Latent Generative Solvers for Generalizable Long-Term Physics Simulation
Zituo Chen, Haixu Wu, Sili Deng
TL;DR
Latent Generative Solvers (LGS) address long-horizon forecasting for heterogeneous PDE systems by learning in a shared latent physics space via a pretrained P2VAE and evolving latent dynamics with a Flow Forcing Transformer trained through flow matching. An uncertainty knob and a flow-forcing mechanism stabilize autoregressive rollouts and align train/test conditioning, enabling robust, uncertainty-aware predictions across diverse dynamics and resolutions.

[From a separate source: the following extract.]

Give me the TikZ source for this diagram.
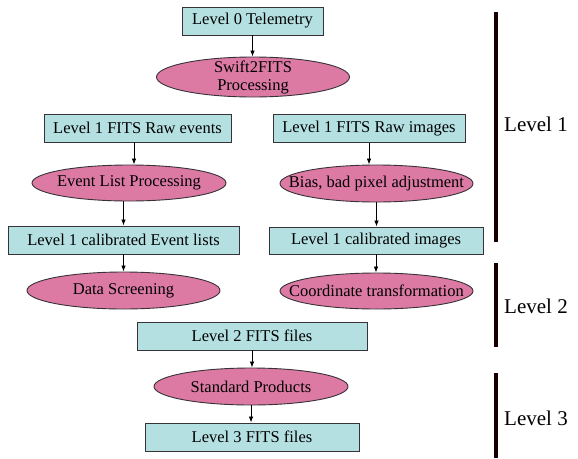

Pretrained on about $2.5\times 10^6$ trajectories at $128^2$ across $12$ PDE families, LGS achieves competitive short-horizon accuracy with substantial reductions in rollout drift and up to $70\times$ lower FLOPs, while adapting efficiently to out-of-distribution $256^2$ Kolmogorov flow with limited finetuning. This framework provides a scalable, uncertainty-aware route to generalizable neural PDE surrogates for long-term forecasting and downstream scientific workflows.
Abstract
We study long-horizon surrogate simulation across heterogeneous PDE systems. We introduce Latent Generative Solvers (LGS), a two-stage framework that (i) maps diverse PDE states into a shared latent physics space with a pretrained VAE, and (ii) learns probabilistic latent dynamics with a Transformer trained by flow matching. Our key mechanism is an uncertainty knob that perturbs latent inputs during training and inference, teaching the solver to correct off-manifold rollout drift and stabilizing autoregressive prediction. We further use flow forcing to update a system descriptor (context) from model-generated trajectories, aligning train/test conditioning and improving long-term stability. We pretrain on a curated corpus of $\sim$2.5M trajectories at $128^2$ resolution spanning 12 PDE families. LGS matches strong deterministic neural-operator baselines on short horizons while substantially reducing rollout drift on long horizons. Learning in latent space plus efficient architectural choices yields up to \textbf{70$\times$} lower FLOPs than non-generative baselines, enabling scalable pretraining. We also show efficient adaptation to an out-of-distribution $256^2$ Kolmogorov flow dataset under limited finetuning budgets. Overall, LGS provides a practical route toward generalizable, uncertainty-aware neural PDE solvers that are more reliable for long-term forecasting and downstream scientific workflows.